GUI is the default mode so there is no need in any launch arguments, so just run it... Main window of the GUI mode looks like:

The interface seems to be user-friendly and contains tooltips with recommendations for the most controlling elements.

Calculation procedure

1. Press "Choose directory button". Select the directory with the files, generated by your Monte-Carlo program. In case of Scatter it is most likely /out folder inside SCATTER folder. It must contain SC*****.dat file. In case ofSDTrimSP the folder must contain tri.inp and partic_***.dat files.
2. ISInCa will identify the code type automatically in code type window in a bottom left section as well as the initial energy and the number of particles.
3. Choose data, that you wish to get in bottom center section. As can be seen, you can choose several types of particles (B,S,I,T,D) for several types of charts (energy spectrum, polar chart, polar map, map with E and β axes and 2 cartesian maps).
4. Note that not all types of particles are available for some codes and charts. Also you can choose whether to visualise data after calculation. Anyway, the calculated charts will be saved in /ISInCa directory inside the directory you've chosen previously. In case of SCATTER you can also convert binary SC*****.dat file to user-frienldy *.txt file with UTF-8 encoding readable by any text editor.
5. You can specify parameters of charts in corresponding tabs. AS example, for dN/dE(E) you can choose the upper energy limit, amount of dots on chart (deltaE, eV), and the solid registration angle.
6. Finally, press start calculation button and just wait the charts to appear.

In case of troubles check Help tab. You also can find there the clarification on the designation of angles. The main feature of the GUI mode os the possibility to visualize postprocessed data.
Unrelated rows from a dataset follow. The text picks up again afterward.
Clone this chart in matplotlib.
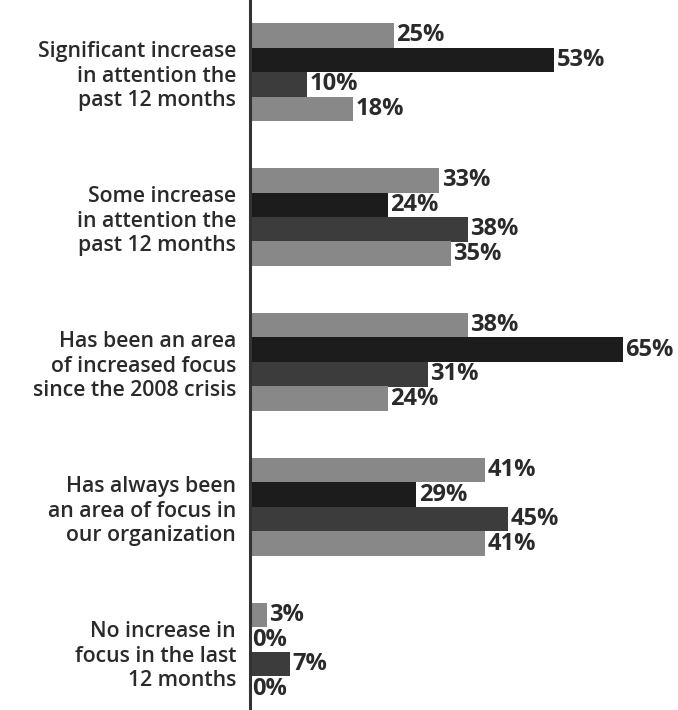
import matplotlib
matplotlib.use("Agg")
import matplotlib.pyplot as plt
import numpy as np

categories = [
    "Significant increase\nin attention the\npast 12 months",
    "Some increase\nin attention the\npast 12 months",
    "Has been an area\nof increased focus\nsince the 2008 crisis",
    "Has always been\nan area of focus in\nour organization",
    "No increase in\nfocus in the last\n12 months",
]
series_a = [25, 33, 38, 41, 3]
series_b = [53, 24, 65, 29, 0]
series_c = [10, 38, 31, 45, 7]
series_d = [18, 35, 24, 41, 0]
series = [series_a, series_b, series_c, series_d]
colors = ["#888888", "#1c1c1c", "#3c3c3c", "#888888"]

fig = plt.figure(figsize=(6.78, 7.10), dpi=100)
ax = fig.add_axes([250/678, 0, 1 - 250/678, 1])

h = 24.5 / 145
y = np.arange(len(categories))
for k, (vals, c) in enumerate(zip(series, colors)):
    ys = y + (k - 1.5) * h
    ax.barh(ys, vals, height=h, color=c, edgecolor="none", zorder=2)
    for yy, v in zip(ys, vals):
        ax.text(v + 0.4, yy, f"{v}%", va="center", ha="left",
                fontsize=17, fontweight="bold", color="#2a2a2a",
                family="Open Sans", zorder=3)

ax.set_xlim(0, 428 / 5.74)
ax.set_ylim((710 - 72) / 145, -72 / 145)
ax.set_yticks(y)
ax.set_yticklabels(categories, fontsize=15.3, family="Open Sans", fontweight="semibold",
                   color="#2a2a2a", linespacing=1.2)
ax.tick_params(axis="y", length=0, pad=10)
ax.set_xticks([])
for s in ["top", "right", "bottom"]:
    ax.spines[s].set_visible(False)
ax.spines["left"].set_linewidth(2.2)
ax.spines["left"].set_color("#333333")

fig.savefig("out.png", dpi=100)
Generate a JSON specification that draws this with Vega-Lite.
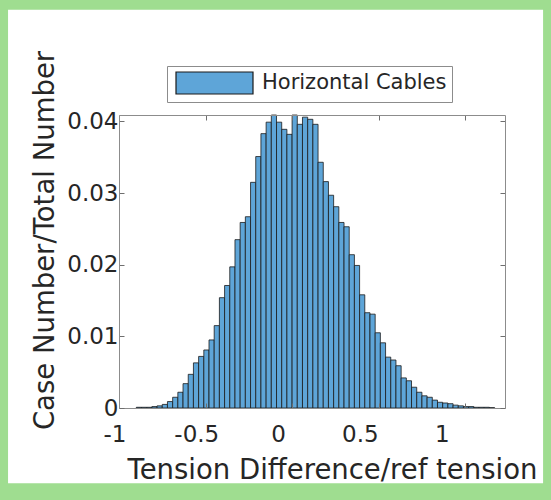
{
  "$schema": "https://vega.github.io/schema/vega-lite/v6.json",
  "width": 386,
  "height": 293,
  "autosize": {"type": "none"},
  "padding": {"left": 119, "top": 115, "right": 46, "bottom": 92},
  "background": "#9fdd90",
  "config": {
    "view": {"stroke": null},
    "font": "DejaVu Sans",
    "axis": {
      "grid": false,
      "domainColor": "#8c8c8c",
      "domainWidth": 1,
      "tickColor": "#6e6e6e",
      "tickSize": -5,
      "labelFlush": false,
      "labelFont": "DejaVu Sans",
      "labelFontSize": 23,
      "labelColor": "#262626",
      "titleFont": "DejaVu Sans",
      "titleFontSize": 27.5,
      "titleFontWeight": "normal",
      "titleColor": "#262626"
    }
  },
  "resolve": {"axis": {"x": "independent", "y": "independent"}},
  "layer": [
    {
      "data": {"values": [{"panel": "background"}]},
      "mark": {"type": "rect", "fill": "white", "clip": false},
      "encoding": {
        "x": {"datum": -1.641, "type": "quantitative", "scale": {"domain": [-1, 1.23], "nice": false, "zero": false},
              "axis": {"orient": "top", "labels": false, "title": null, "zindex": 2, "values": [-1, -0.5, 0, 0.5, 1]}},
        "x2": {"datum": 1.45},
        "y": {"datum": 0.0556, "type": "quantitative", "scale": {"domain": [0, 0.0409], "nice": false, "zero": false},
              "axis": {"orient": "right", "labels": false, "title": null, "zindex": 2, "values": [0, 0.01, 0.02, 0.03, 0.04]}},
        "y2": {"datum": -0.0105}
      }
    },
    {
      "data": {"values": [
        {"x0": -0.90, "x1": -0.87, "p": 0.0001, "series": "Horizontal Cables"},
        {"x0": -0.87, "x1": -0.84, "p": 0.0001, "series": "Horizontal Cables"},
        {"x0": -0.84, "x1": -0.81, "p": 0.0001, "series": "Horizontal Cables"},
        {"x0": -0.81, "x1": -0.78, "p": 0.0002, "series": "Horizontal Cables"},
        {"x0": -0.78, "x1": -0.75, "p": 0.0003, "series": "Horizontal Cables"},
        {"x0": -0.75, "x1": -0.72, "p": 0.0005, "series": "Horizontal Cables"},
        {"x0": -0.72, "x1": -0.69, "p": 0.0009, "series": "Horizontal Cables"},
        {"x0": -0.69, "x1": -0.66, "p": 0.0015, "series": "Horizontal Cables"},
        {"x0": -0.66, "x1": -0.63, "p": 0.0022, "series": "Horizontal Cables"},
        {"x0": -0.63, "x1": -0.60, "p": 0.0034, "series": "Horizontal Cables"},
        {"x0": -0.60, "x1": -0.57, "p": 0.0047, "series": "Horizontal Cables"},
        {"x0": -0.57, "x1": -0.54, "p": 0.0063, "series": "Horizontal Cables"},
        {"x0": -0.54, "x1": -0.51, "p": 0.0072, "series": "Horizontal Cables"},
        {"x0": -0.51, "x1": -0.48, "p": 0.0081, "series": "Horizontal Cables"},
        {"x0": -0.48, "x1": -0.45, "p": 0.0095, "series": "Horizontal Cables"},
        {"x0": -0.45, "x1": -0.42, "p": 0.0115, "series": "Horizontal Cables"},
        {"x0": -0.42, "x1": -0.39, "p": 0.0154, "series": "Horizontal Cables"},
        {"x0": -0.39, "x1": -0.36, "p": 0.0171, "series": "Horizontal Cables"},
        {"x0": -0.36, "x1": -0.33, "p": 0.0197, "series": "Horizontal Cables"},
        {"x0": -0.33, "x1": -0.30, "p": 0.0235, "series": "Horizontal Cables"},
        {"x0": -0.30, "x1": -0.27, "p": 0.0259, "series": "Horizontal Cables"},
        {"x0": -0.27, "x1": -0.24, "p": 0.0267, "series": "Horizontal Cables"},
        {"x0": -0.24, "x1": -0.21, "p": 0.0315, "series": "Horizontal Cables"},
        {"x0": -0.21, "x1": -0.18, "p": 0.0351, "series": "Horizontal Cables"},
        {"x0": -0.18, "x1": -0.15, "p": 0.0383, "series": "Horizontal Cables"},
        {"x0": -0.15, "x1": -0.12, "p": 0.0399, "series": "Horizontal Cables"},
        {"x0": -0.12, "x1": -0.09, "p": 0.0409, "series": "Horizontal Cables"},
        {"x0": -0.09, "x1": -0.06, "p": 0.0399, "series": "Horizontal Cables"},
        {"x0": -0.06, "x1": -0.03, "p": 0.0389, "series": "Horizontal Cables"},
        {"x0": -0.03, "x1": 0.00, "p": 0.0382, "series": "Horizontal Cables"},
        {"x0": 0.00, "x1": 0.03, "p": 0.0409, "series": "Horizontal Cables"},
        {"x0": 0.03, "x1": 0.06, "p": 0.0396, "series": "Horizontal Cables"},
        {"x0": 0.06, "x1": 0.09, "p": 0.0406, "series": "Horizontal Cables"},
        {"x0": 0.09, "x1": 0.12, "p": 0.0403, "series": "Horizontal Cables"},
        {"x0": 0.12, "x1": 0.15, "p": 0.0396, "series": "Horizontal Cables"},
        {"x0": 0.15, "x1": 0.18, "p": 0.0343, "series": "Horizontal Cables"},
        {"x0": 0.18, "x1": 0.21, "p": 0.0316, "series": "Horizontal Cables"},
        {"x0": 0.21, "x1": 0.24, "p": 0.0297, "series": "Horizontal Cables"},
        {"x0": 0.24, "x1": 0.27, "p": 0.0281, "series": "Horizontal Cables"},
        {"x0": 0.27, "x1": 0.30, "p": 0.0259, "series": "Horizontal Cables"},
        {"x0": 0.30, "x1": 0.33, "p": 0.0253, "series": "Horizontal Cables"},
        {"x0": 0.33, "x1": 0.36, "p": 0.0214, "series": "Horizontal Cables"},
        {"x0": 0.36, "x1": 0.39, "p": 0.0199, "series": "Horizontal Cables"},
        {"x0": 0.39, "x1": 0.42, "p": 0.0158, "series": "Horizontal Cables"},
        {"x0": 0.42, "x1": 0.45, "p": 0.0133, "series": "Horizontal Cables"},
        {"x0": 0.45, "x1": 0.48, "p": 0.0131, "series": "Horizontal Cables"},
        {"x0": 0.48, "x1": 0.51, "p": 0.0105, "series": "Horizontal Cables"},
        {"x0": 0.51, "x1": 0.54, "p": 0.0091, "series": "Horizontal Cables"},
        {"x0": 0.54, "x1": 0.57, "p": 0.0071, "series": "Horizontal Cables"},
        {"x0": 0.57, "x1": 0.60, "p": 0.0067, "series": "Horizontal Cables"},
        {"x0": 0.60, "x1": 0.63, "p": 0.0059, "series": "Horizontal Cables"},
        {"x0": 0.63, "x1": 0.66, "p": 0.0042, "series": "Horizontal Cables"},
        {"x0": 0.66, "x1": 0.69, "p": 0.0038, "series": "Horizontal Cables"},
        {"x0": 0.69, "x1": 0.72, "p": 0.0029, "series": "Horizontal Cables"},
        {"x0": 0.72, "x1": 0.75, "p": 0.0022, "series": "Horizontal Cables"},
        {"x0": 0.75, "x1": 0.78, "p": 0.0017, "series": "Horizontal Cables"},
        {"x0": 0.78, "x1": 0.81, "p": 0.0015, "series": "Horizontal Cables"},
        {"x0": 0.81, "x1": 0.84, "p": 0.0011, "series": "Horizontal Cables"},
        {"x0": 0.84, "x1": 0.87, "p": 0.0008, "series": "Horizontal Cables"},
        {"x0": 0.87, "x1": 0.90, "p": 0.0007, "series": "Horizontal Cables"},
        {"x0": 0.90, "x1": 0.93, "p": 0.0006, "series": "Horizontal Cables"},
        {"x0": 0.93, "x1": 0.96, "p": 0.0004, "series": "Horizontal Cables"},
        {"x0": 0.96, "x1": 0.99, "p": 0.0003, "series": "Horizontal Cables"},
        {"x0": 0.99, "x1": 1.02, "p": 0.0002, "series": "Horizontal Cables"},
        {"x0": 1.02, "x1": 1.05, "p": 0.0002, "series": "Horizontal Cables"},
        {"x0": 1.05, "x1": 1.08, "p": 0.0001, "series": "Horizontal Cables"},
        {"x0": 1.08, "x1": 1.11, "p": 0.0001, "series": "Horizontal Cables"},
        {"x0": 1.11, "x1": 1.14, "p": 0.0001, "series": "Horizontal Cables"},
        {"x0": 1.14, "x1": 1.17, "p": 0.00005, "series": "Horizontal Cables"}
      ]},
      "mark": {"type": "rect", "stroke": "#1a1a1a", "strokeWidth": 0.8},
      "encoding": {
        "x": {"field": "x0", "type": "quantitative", "scale": {"domain": [-1, 1.23], "nice": false, "zero": false},
              "axis": {"orient": "bottom", "zindex": 2, "values": [-1, -0.5, 0, 0.5, 1], "title": "Tension Difference/ref tension",
                       "labelExpr": "datum.value < 0 ? '-' + format(-datum.value, '~g') : format(datum.value, '~g')",
                       "labelOffset": {"expr": "-14 - 9.5 * datum.value"},
                       "labelPadding": 20, "titleX": 213, "titleY": 70, "titleBaseline": "alphabetic", "titleAlign": "center"}},
        "x2": {"field": "x1"},
        "y": {"field": "p", "type": "quantitative", "scale": {"domain": [0, 0.0409], "nice": false, "zero": false},
              "axis": {"orient": "left", "zindex": 2, "values": [0, 0.01, 0.02, 0.03, 0.04], "format": "~g", "title": "Case Number/Total Number",
                       "labelPadding": 6, "titleX": -66, "titleY": 125, "titleBaseline": "alphabetic", "titleAlign": "center", "titleAngle": -90}},
        "y2": {"datum": 0},
        "color": {"field": "series", "type": "nominal",
                  "scale": {"domain": ["Horizontal Cables"], "range": ["#5ea5d8"]},
                  "legend": {"orient": "none", "legendX": 48, "legendY": -49, "title": null,
                             "symbolType": "M-3.5,-1H3.5V1H-3.5Z", "symbolSize": 484, "symbolOffset": 30.5,
                             "symbolStrokeColor": "#1a1a1a", "symbolStrokeWidth": 1.2, "symbolOpacity": 1,
                             "labelFont": "DejaVu Sans", "labelFontSize": 21, "labelColor": "#262626", "labelOffset": 35.5, "labelLimit": 400,
                             "padding": 5, "fillColor": "white", "strokeColor": "#8c8c8c"}}
      }
    }
  ]
}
For this ISInCa was equipped with JFreeChart library. It allows to create, modify and safe plots. Look at the examples for energy and polar distributions:

Structure of directories

After initiation of the ISInCa calculation it will analyse all the data in the simulation directory. After the post-pprocessing the calculated data will be saved in

./ISInCa/"SIM_TYPE"_"CALC_ID"/

where "SIM_TYPE" - is the name of the simulation code, "CALC_ID" - unique calc ID, given for each ISInCa launch for the specific folder. The "SIM_TYPE"_"CALC_ID" also would be the start for all internal file names.

So if you launched ISInCa for the same directory several times, the outputs won't be mixed up, as they would be located in directories with different CALC_ID and different prefixes of files. Inside the calc directory you can find "SIM_TYPE"_"CALC_ID"_summary.txt file with integral coefficients and several directories for different distributions:

./ISInCa/"SIM_TYPE"_"CALC_ID"/ENERGY/ for energy spectra

./ISInCa/"SIM_TYPE"_"CALC_ID"/POLAR/ for polar distributions

./ISInCa/"SIM_TYPE"_"CALC_ID"/ANGLEMAP/ for Polar Map N(β, φ)

./ISInCa/"SIM_TYPE"_"CALC_ID"/ENEANGMAP/ for EneAng Maps N(E, β)

Every distribution's directory contain distributions for different sorts of particles (B, S, T, I, D), depending on what was chosen in ISInCa during the configuration. You can also find there the sum of all chosen sorts ("all"). For some a .png figure are also available.

The file names start with the calculation ID in the form "SIM_TYPE"_"CALC_ID" and contain some parameters (as sort of particles, registration angle, step etc.). All calculated data files are in .txt format. Each file contain a header with detailed information.

Fun fact for attentive readers: The name of this tool is actually a reference to the artificial intelligence mentioned in russian literature project "Ethnogenesis".